映画「ダンサー・イン・ザ・ダーク」

映画「ダンサー・イン・ザ・ダーク


 
(2000年 デンマーク映画
 
あらすじ 60年代のアメリカ。セルマは女手ひとつで息子のジーンを育てながら工場で働いている。彼女に対して理解と愛情を持つ人々に囲まれ満ち足りた生活を送っていた。ただ一つを除いて。彼女は遺伝性の病のため視力が失われつつあり、ジーンも手術を受けない限り同じ運命を辿ってしまうのだった。そのために、内職もしてジーンの手術費用を貯えていた。が、ある日工場を解雇されてしまい、貯めていたお金まで盗まれていた……。
 
この映画、何の予備知識もなしに観ました。
大体、デンマーク映画だという事も知らなかったし、
ビョークという有名な(らしい)ミュージシャンのことも知らない。
この映画がカンヌ映画祭パルム・ドール最優秀女優賞を獲得した事は、
観た後で知りました。
でも、「感動の大作」を期待してはいけません。
これからこの映画を観ようとする人に警告しておきます。
最近気分が落ち込んでいる方や、
過去に鬱病を患わった事のある方は絶対観ないでください
私は、途中で観るのをやめようと何度か思ったほどです。
英エンパイア誌によれば、以前私が酷評した「火垂るの墓」(1988年)と並んで、
この映画が「落ち込む映画」ランキング7位に選ばれているそうです。
 

カトリーヌ・ドヌーヴは好演していましたが。。
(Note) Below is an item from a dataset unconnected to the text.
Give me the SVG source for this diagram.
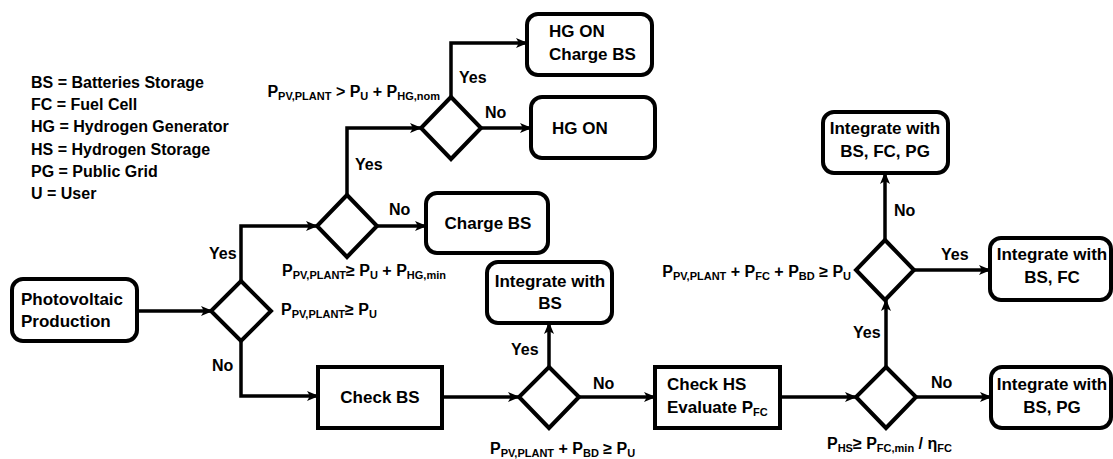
<svg xmlns="http://www.w3.org/2000/svg" width="1113" height="459" viewBox="0 0 1113 459">
<style>
text{font-family:"Liberation Sans",Arial,sans-serif;font-weight:bold;fill:#000}
.t{font-size:17px}
.l{font-size:16px}
.c{font-size:16px}
.s{font-size:11px}
.box{fill:#fff;stroke:#000;stroke-width:4}
.dia{fill:#fff;stroke:#000;stroke-width:4;stroke-linejoin:miter}
.con{fill:none;stroke:#000;stroke-width:3.5;marker-end:url(#arr)}
.mid{text-anchor:middle}
</style>
<defs>
<marker id="arr" markerUnits="userSpaceOnUse" markerWidth="12" markerHeight="10" refX="11" refY="5" orient="auto">
<path d="M0,0 L12,5 L0,10 L3,5 z" fill="#000"/>
</marker>
</defs>
<rect width="1113" height="459" fill="#fff"/>

<g id="legend" class="l">
<text x="31" y="88" class="l">BS = Batteries Storage</text>
<text x="31" y="110" class="l">FC = Fuel Cell</text>
<text x="31" y="132" class="l">HG = Hydrogen Generator</text>
<text x="31" y="155" class="l">HS = Hydrogen Storage</text>
<text x="31" y="177" class="l">PG = Public Grid</text>
<text x="31" y="199" class="l">U = User</text>
</g>

<g id="connectors">
<path class="con" d="M137,311 H212"/>
<path class="con" d="M241,281 V226 H317"/>
<path class="con" d="M347,195 V128 H421"/>
<path class="con" d="M451,97 V43 H527"/>
<path class="con" d="M481,128 H531"/>
<path class="con" d="M377,226 H426"/>
<path class="con" d="M241,341 V396 H318"/>
<path class="con" d="M442,397 H519"/>
<path class="con" d="M549,367 V323"/>
<path class="con" d="M579,397 H655"/>
<path class="con" d="M780,397 H856"/>
<path class="con" d="M886,367 V300"/>
<path class="con" d="M916,397 H991"/>
<path class="con" d="M914,270 H990"/>
<path class="con" d="M885,240 V173"/>
</g>

<g id="pv">
<rect class="box" x="12" y="279" width="125" height="62" rx="11"/>
<text class="t" x="21" y="305">Photovoltaic</text>
<text class="t" x="21" y="327">Production</text>
</g>

<g id="d1">
<path class="dia" d="M241,281 L271,311 L241,341 L211,311 Z"/>
</g>
<g id="d2">
<path class="dia" d="M347,195 L377,226 L347,257 L317,226 Z"/>
</g>
<g id="d3top">
<path class="dia" d="M451,97 L481,128 L451,159 L421,128 Z"/>
</g>

<g id="hgcharge">
<rect class="box" x="527" y="14" width="125" height="61" rx="11"/>
<text class="t" x="549" y="37">HG ON</text>
<text class="t" x="549" y="60">Charge BS</text>
</g>
<g id="hgon">
<rect class="box" x="531" y="97" width="124" height="61" rx="11"/>
<text class="t" x="552" y="134">HG ON</text>
</g>
<g id="chargebs">
<rect class="box" x="426" y="193" width="122" height="60" rx="11"/>
<text class="t mid" x="488" y="229">Charge BS</text>
</g>

<g id="checkbs">
<rect class="box" x="318" y="367" width="124" height="61"/>
<text class="t mid" x="380" y="403">Check BS</text>
</g>
<g id="d4">
<path class="dia" d="M549,367 L579,397 L549,428 L519,397 Z"/>
</g>
<g id="intbs">
<rect class="box" x="487" y="262" width="125" height="61" rx="11"/>
<text class="t mid" x="550" y="287">Integrate with</text>
<text class="t mid" x="550" y="309">BS</text>
</g>
<g id="checkhs">
<rect class="box" x="655" y="367" width="125" height="61"/>
<text class="t" x="667" y="390">Check HS</text>
<text class="t" x="667" y="413">Evaluate P<tspan class="s" dy="3">FC</tspan></text>
</g>
<g id="d5">
<path class="dia" d="M886,367 L916,397 L886,428 L856,397 Z"/>
</g>
<g id="d6">
<path class="dia" d="M885,240 L914,270 L885,300 L856,270 Z"/>
</g>
<g id="intfcpg">
<rect class="box" x="823" y="112" width="125" height="61" rx="11"/>
<text class="t mid" x="885" y="134">Integrate with</text>
<text class="t mid" x="885" y="157">BS, FC, PG</text>
</g>
<g id="intfc">
<rect class="box" x="990" y="238" width="121" height="62" rx="11"/>
<text class="t mid" x="1052" y="260">Integrate with</text>
<text class="t mid" x="1052" y="283">BS, FC</text>
</g>
<g id="intpg">
<rect class="box" x="991" y="367" width="120" height="61" rx="11"/>
<text class="t mid" x="1052" y="390">Integrate with</text>
<text class="t mid" x="1052" y="413">BS, PG</text>
</g>

<g id="labels" class="l">
<text class="l" x="209" y="259">Yes</text>
<text class="l" x="212" y="371">No</text>
<text class="l" x="355" y="170">Yes</text>
<text class="l" x="389" y="215">No</text>
<text class="l" x="459" y="83">Yes</text>
<text class="l" x="485" y="118">No</text>
<text class="l" x="511" y="355">Yes</text>
<text class="l" x="593" y="389">No</text>
<text class="l" x="853" y="338">Yes</text>
<text class="l" x="931" y="388">No</text>
<text class="l" x="941" y="260">Yes</text>
<text class="l" x="894" y="216">No</text>
</g>

<g id="conditions">
<text class="c" x="440" y="97" text-anchor="end">P<tspan class="s" dy="3">PV,PLANT</tspan><tspan dy="-3"> &gt; P</tspan><tspan class="s" dy="3">U</tspan><tspan dy="-3"> + P</tspan><tspan class="s" dy="3">HG,nom</tspan></text>
<text class="c" x="282" y="276">P<tspan class="s" dy="3">PV,PLANT</tspan><tspan dy="-3">≥ P</tspan><tspan class="s" dy="3">U</tspan><tspan dy="-3"> + P</tspan><tspan class="s" dy="3">HG,min</tspan></text>
<text class="c" x="281" y="315">P<tspan class="s" dy="3">PV,PLANT</tspan><tspan dy="-3">≥ P</tspan><tspan class="s" dy="3">U</tspan></text>
<text class="c" x="490" y="454">P<tspan class="s" dy="3">PV,PLANT</tspan><tspan dy="-3"> + P</tspan><tspan class="s" dy="3">BD</tspan><tspan dy="-3"> ≥ P</tspan><tspan class="s" dy="3">U</tspan></text>
<text class="c" x="827" y="449">P<tspan class="s" dy="3">HS</tspan><tspan dy="-3">≥ P</tspan><tspan class="s" dy="3">FC,min</tspan><tspan dy="-3"> / η</tspan><tspan class="s" dy="3">FC</tspan></text>
<text class="c" x="851" y="277" text-anchor="end">P<tspan class="s" dy="3">PV,PLANT</tspan><tspan dy="-3"> + P</tspan><tspan class="s" dy="3">FC</tspan><tspan dy="-3">  + P</tspan><tspan class="s" dy="3">BD</tspan><tspan dy="-3"> ≥ P</tspan><tspan class="s" dy="3">U</tspan></text>
</g>
</svg>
。
 
とにかく、これほど救いのないお話もない。
で、つらいつらい女主人公の夢想シーンとして、
彼女の大好きなミュージカルシーンが出てくるわけで、
アメリカのかつてのノー天気なミュージカル映画を期待して、
この映画を観ると、2,3日寝込んでしまうでしょう。
手持ち主体のカメラワークやジャンプカットの多用によるスピーディーな画面展開、
主人公の空想のシーンを明るい色調のミュージカル仕立てにした新奇な構成(Wiki)は大変印象的でした。
彼女は決して孤立しているわけではなく、
たくさんの人々の優しい愛情に見守られている訳で、
そういう状況に追い込まれたのは、
彼女がいささか強情だったと言えなくもありません。
なんでも、お金で解決してしまうアメリカ社会を批判したかったのでしょうか?
アメリカ人が観たらあまりいい気持ちはしない映画でしょうね。
ストーリーが暗すぎると批判する人も多いみたいです。
それにもかかわらず、ビョークという方の歌は素敵でした。
 
↑心臓の悪い方は観ないように。
 
つらく悲しい現実があるからこそ、音楽は美しくなるのでしょうか?
そこが火垂るの墓とは違う所でした。
なんだかんだ言って、ラストシーンでは泣いてしまいました。

(映画でよく泣くオッサンですね。)
 
いい映画であることには、違いありません。。。